Thala Beach Nature Reserve
Guests have lots of room to roam at this secluded nature lodge—a 45-minute drive from Cairns—whose property’s 145 acres stretch from its rainforest perch high above the coast all the way down through coconut groves to its private beach below. The views are expectedly spectacular from the open-air lobby and each of the wooden bungalows, which are linked via stone pathways that wind through the trees. Curated art, guided walks, Aboriginal performances, stargazing sessions—you won’t be surprised to learn that this place is family-owned. We love the two natural swimming pools (one has its own waterfall) but not as much as the canopy-level Osprey’s Restaurant, where guests dig into breakfast, lunch, and dinner in the trees often occupied by observant kookaburras and rainbow lorikeets.
Orpheus Island Lodge
There’s just one lodge on Orpheus, a seven-mile-long narrow island that divides Hazard Bay from the Great Barrier Reef. The rest is national park—part of an archipelago owned and overseen by indigenous locals—some of whom work at the resort and lead island tours as a unique cultural experience. History aside, there’s lots to love about this remote 17-bungalow retreat—and we’re not just talking about the world-class snorkeling and diving opportunities, local wildlife, or indulgent spa and infinity pool. No, we’re talking about the food. Gourmet meals use vegetables grown in the tennis-court-turned-garden and daily catches grilled on an open fire and are served in sublime settings—from tapas-style outdoor lunches to beach bonfires and degustation menus some dinnertime. For something even more special, book the “Dining with the Tides” experience, where you and your partner will dine on a personally designed menu on the pier beneath the stars.
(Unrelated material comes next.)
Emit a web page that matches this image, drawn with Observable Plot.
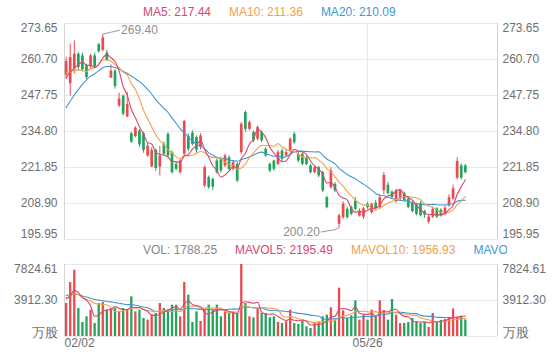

The Reef House - MGallery by Sofitel
If Palm Cove’s Reef House makes you feel like you’ve escaped to your own private hideaway, you’re not entirely wrong: a family did actually live here before Sofitel took over. During the day, ask the concierge to arrange a Daintree Rain Forest hike, parasailing over the Trinity Inlet, or—of course—reef snorkeling, or strike out on your own with one of the hotel’s cruiser bikes. Returning will feel like coming home: the 67 plantation-style guest rooms were made for naps and reads with their shuttered windows and wicker furniture, the three pools ensure you always have a lounger arranged poolside (heads up: sorbet is served at 3 p.m.), and “Twilight Hour” invites guests to convene over glasses of punch and canapés before dinner shaded by Melaleuca gum trees at the restaurant.
Shangri-La Hotel, The Marina
Cairns, Australia’s traditional gateway to the Barrier Reef, offers many fabulous places to stay, but Shangri-La Hotel, The Marina earns our vote for its waterside address and chic, modern décor that keeps things fresh and luxurious without being over the top. It’s both an easy entry point for exploring the reef and the city on its own, thanks to buzzy restaurants and bars, palm-shaded swimming pools, and spacious guest rooms with balconies and views of the yacht-filled bay or Australian rainforest. Spring for a Horizon Club room if included breakfast, sundowners, and canapés sound up your alley.